▶ RECORD EXCERPTS
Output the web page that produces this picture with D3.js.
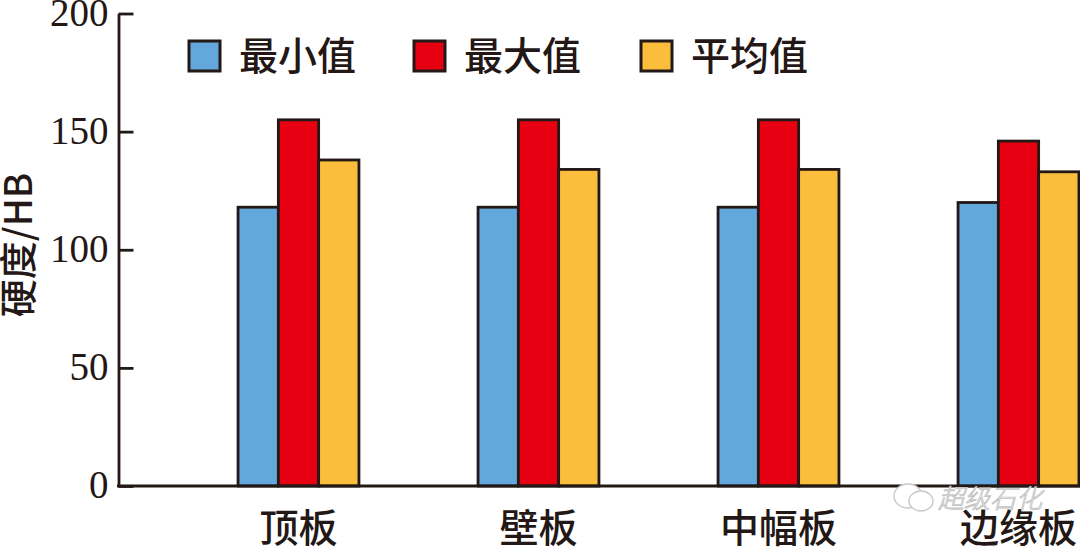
<!DOCTYPE html>
<html><head><meta charset="utf-8">
<script src="https://cdn.jsdelivr.net/npm/d3@7/dist/d3.min.js"></script>
<style>html,body{margin:0;padding:0;background:#fff}svg{display:block}text{font-family:"Liberation Serif",serif;fill:#231815}.cjk{font-family:"Noto Sans CJK SC",sans-serif;font-weight:500}</style>
</head><body><svg id="c" width="1080" height="547"></svg>
<script>
const categories=["顶板","壁板","中幅板","边缘板"];
const seriesNames=["最小值","最大值","平均值"];
const minValues=[118,118,118,120];
const maxValues=[155,155,155,146];
const avgValues=[138,134,134,133];
const yTicks=[0,50,100,150,200];
const colors=["#62a8dc","#e60012","#fabe3c"];
const ink="#231815";
const sw=2.8;
const svg=d3.select("#c");
const y=d3.scaleLinear().domain([0,200]).range([486,13.5]);
const x=d3.scalePoint().domain(categories).range([298.5,1018.5]);
const bw=40.3;
const g=svg.append("g");
[minValues,maxValues,avgValues].forEach((vals,s)=>{
 g.selectAll(null).data(vals).join("rect")
  .attr("x",(d,i)=>x(categories[i])+(s-1.5)*bw).attr("y",d=>y(d))
  .attr("width",bw).attr("height",d=>y(0)-y(d))
  .attr("fill",colors[s]).attr("stroke",ink).attr("stroke-width",sw);
});
const ax=svg.append("g").attr("transform","translate(118.5,0)").call(d3.axisLeft(y).tickValues(yTicks).tickSize(-15).tickPadding(10).tickSizeOuter(0));
ax.selectAll("line").attr("stroke",ink).attr("stroke-width",sw);
ax.select(".domain").attr("stroke",ink).attr("stroke-width",sw);
ax.selectAll("text").style("font-size","39px").style("font-family","Liberation Serif").attr("fill",ink).attr("x",-10).attr("dy","0.3em");
svg.append("line").attr("x1",117).attr("x2",1080).attr("y1",y(0)).attr("y2",y(0)).attr("stroke",ink).attr("stroke-width",sw);
categories.forEach((c,i)=>svg.append("text").attr("class","cjk").attr("x",x(c)).attr("y",542).attr("text-anchor","middle").style("font-size","39px").text(c));
svg.append("text").attr("class","cjk").attr("transform","translate(32,245) rotate(-90)").attr("text-anchor","middle").style("font-size","38px").text("硬度/HB");
const lx=[189,414,641];
seriesNames.forEach((n,i)=>{
 svg.append("rect").attr("x",lx[i]).attr("y",41).attr("width",31).attr("height",30).attr("fill",colors[i]).attr("stroke",ink).attr("stroke-width",3);
 svg.append("text").attr("class","cjk").attr("x",lx[i]+50).attr("y",70).style("font-size","39px").text(n);
});
const wm=svg.append("g").attr("fill","#fff").attr("stroke","#c9c9c9").attr("stroke-width",1.4);
wm.append("ellipse").attr("cx",908).attr("cy",496).attr("rx",14).attr("ry",12);
wm.append("ellipse").attr("cx",921).attr("cy",501).attr("rx",12).attr("ry",10);
svg.append("text").attr("class","cjk").attr("x",938).attr("y",508).style("font-size","26px").style("font-style","italic").style("font-weight","300").style("fill","#fff").style("stroke","#c4c4c4").style("stroke-width","0.9").text("超级石化");
</script></body></html>
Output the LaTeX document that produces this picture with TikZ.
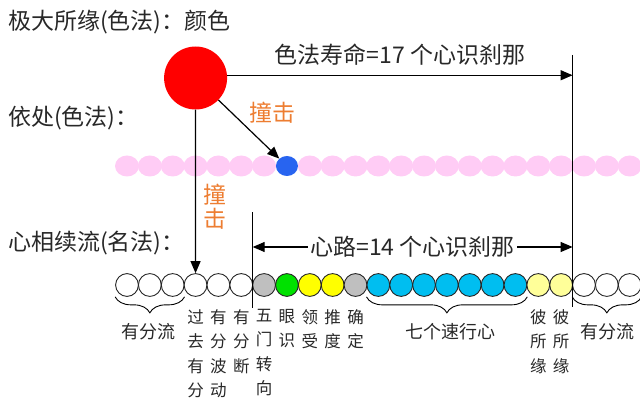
\documentclass[tikz,border=0pt]{standalone}
\usepackage{fontspec}
\newfontfamily\cjk{Noto Sans CJK SC}
\usepackage{tikz}
\usetikzlibrary{arrows.meta, positioning, shapes.geometric, decorations.pathreplacing}
\usepackage{xcolor}
\definecolor{textgray}{RGB}{40,40,40}
\definecolor{hitorange}{RGB}{237,125,49}
\definecolor{rupared}{RGB}{255,0,0}
\definecolor{basepink}{RGB}{255,204,245}
\definecolor{baseblue}{RGB}{40,100,240}
\definecolor{mindgray}{RGB}{191,191,191}
\definecolor{mindgreen}{RGB}{0,225,0}
\definecolor{mindyellow}{RGB}{255,255,0}
\definecolor{mindcyan}{RGB}{0,190,240}
\definecolor{mindpale}{RGB}{255,255,153}

\begin{document}
\begin{tikzpicture}[
        x=1pt, y=-1pt,
        font=\cjk\fontsize{23}{27}\selectfont,
        % Styles
        title/.style={
            anchor=west,
            inner sep=0pt,
            text=textgray
          },
        mind/.style={
            circle,
            draw=black!85,
            line width=0.9pt,
            minimum size=22.8pt,
            inner sep=0pt
          },
        base/.style={
            ellipse,
            fill=basepink,
            minimum width=24pt,
            minimum height=21pt,
            inner sep=0pt
          },
        hit/.style={
            text=hitorange,
            inner sep=0pt,
            align=center,
            font=\cjk\fontsize{23}{24}\selectfont
          },
        column/.style={
            anchor=north,
            align=center,
            inner sep=0pt,
            text=textgray,
            font=\cjk\fontsize{16.5}{24.5}\selectfont
          },
        underlabel/.style={
            inner sep=0pt,
            text=textgray,
            font=\cjk\fontsize{18}{22}\selectfont
          },
        arrow/.style={
            -{Triangle[length=12pt, width=10pt]},
            line width=1.2pt
          },
        span/.style={
            {Triangle[length=12pt, width=10pt]}-{Triangle[length=12pt, width=10pt]},
            line width=1.2pt
          },
        markline/.style={
            line width=1pt
          },
        group/.style={
            decorate,
            decoration={brace, mirror, amplitude=16pt},
            line width=0.9pt
          }
      ]
      \useasboundingbox (0,0) rectangle (640,401);

      % Row titles (left)
      \node[title] (objtitle) at (8,22) {极大所缘(色法)：颜色};
      \node[title] (basetitle) at (8,118) {依处(色法)：};
      \node[title] (mindtitle) at (8,243) {心相续流(名法)：};

      % Base row (pink), door base in blue
      \foreach \i in {0,...,6,8,9,...,22}
        \node[base] (p\i) at ({127+22.85*\i},166) {};
      \node[base, fill=baseblue, minimum width=22pt, minimum height=20pt] (p7) at ({127+22.85*7},166) {};

      % Mind moments
      \foreach \c [count=\i from 0] in {white,white,white,white,white,white,
          mindgray,mindgreen,mindyellow,mindyellow,mindgray,
          mindcyan,mindcyan,mindcyan,mindcyan,mindcyan,mindcyan,mindcyan,
          mindpale,mindpale,white,white,white}
        \node[mind, fill=\c] (m\i) at ({127+22.85*\i},285) {};

      % Visible object
      \node[circle, fill=rupared, minimum size=63pt, inner sep=0pt] (rupa) at (195.6,78) {};

      % Marker lines
      \coordinate (lifetop) at (572.6,55);
      \coordinate (lifebot) at (572.6,307);
      \coordinate (pathtop) at (252.7,212);
      \coordinate (pathbot) at (252.7,308);
      \draw[markline] (lifetop) -- (lifebot);
      \draw[markline] (pathtop) -- (pathbot);

      % Arrows
      \draw[arrow] (rupa.5) -- node[midway, above=9pt, inner sep=0pt, text=textgray] {色法寿命=17 个心识刹那} (rupa.5 -| lifetop);
      \draw[arrow] (rupa) -- (p7);
      \draw[arrow] (rupa) -- (m3);
      \coordinate (pathL) at (252.7,247);
      \coordinate (pathR) at (572.6,247);
      \draw[span] (pathL) -- node[midway, fill=white, inner sep=2pt, text=textgray] {心路=14 个心识刹那} (pathR);

      % Impact labels
      \node[hit] (hitside) at (272,113) {撞击};
      \node[hit] (hitdown) at (215,207) {撞\\击};

      % Braces
      \draw[group] (m0.west |- m0.south) -- (m2.east |- m2.south);
      \draw[group] (m11.west |- m11.south) -- (m17.east |- m17.south);
      \draw[group] (m20.west |- m20.south) -- (m22.east |- m22.south);
      \node[underlabel] (lifeleft) at (148,332) {有分流};
      \node[underlabel] (javana) at (450,332) {七个速行心};
      \node[underlabel] (liferight) at (607,332) {有分流};

      % Moment names
      \node[column] (atita) at (m3 |- 0,309) {过\\去\\有\\分};
      \node[column] (calana) at (m4 |- 0,309) {有\\分\\波\\动};
      \node[column] (upaccheda) at (m5 |- 0,309) {有\\分\\断};
      \node[column] (avajjana) at (m6 |- 0,309) {五\\门\\转\\向};
      \node[column] (vinnana) at (m7 |- 0,309) {眼\\识};
      \node[column] (sampaticchana) at (m8 |- 0,309) {领\\受};
      \node[column] (santirana) at (m9 |- 0,309) {推\\度};
      \node[column] (votthapana) at (m10 |- 0,309) {确\\定};
      \node[column] (tadarammana1) at (m18 |- 0,309) {彼\\所\\缘};
      \node[column] (tadarammana2) at (m19 |- 0,309) {彼\\所\\缘};

    \end{tikzpicture}
\end{document}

▶ INSTRUCTIONS FOR THE TASK
Which lines hold the string "this"? List them all.

▶ EXERCISE ANSWER
Output the web page that produces this picture with D3.js.
Output the LaTeX document that produces this picture with TikZ.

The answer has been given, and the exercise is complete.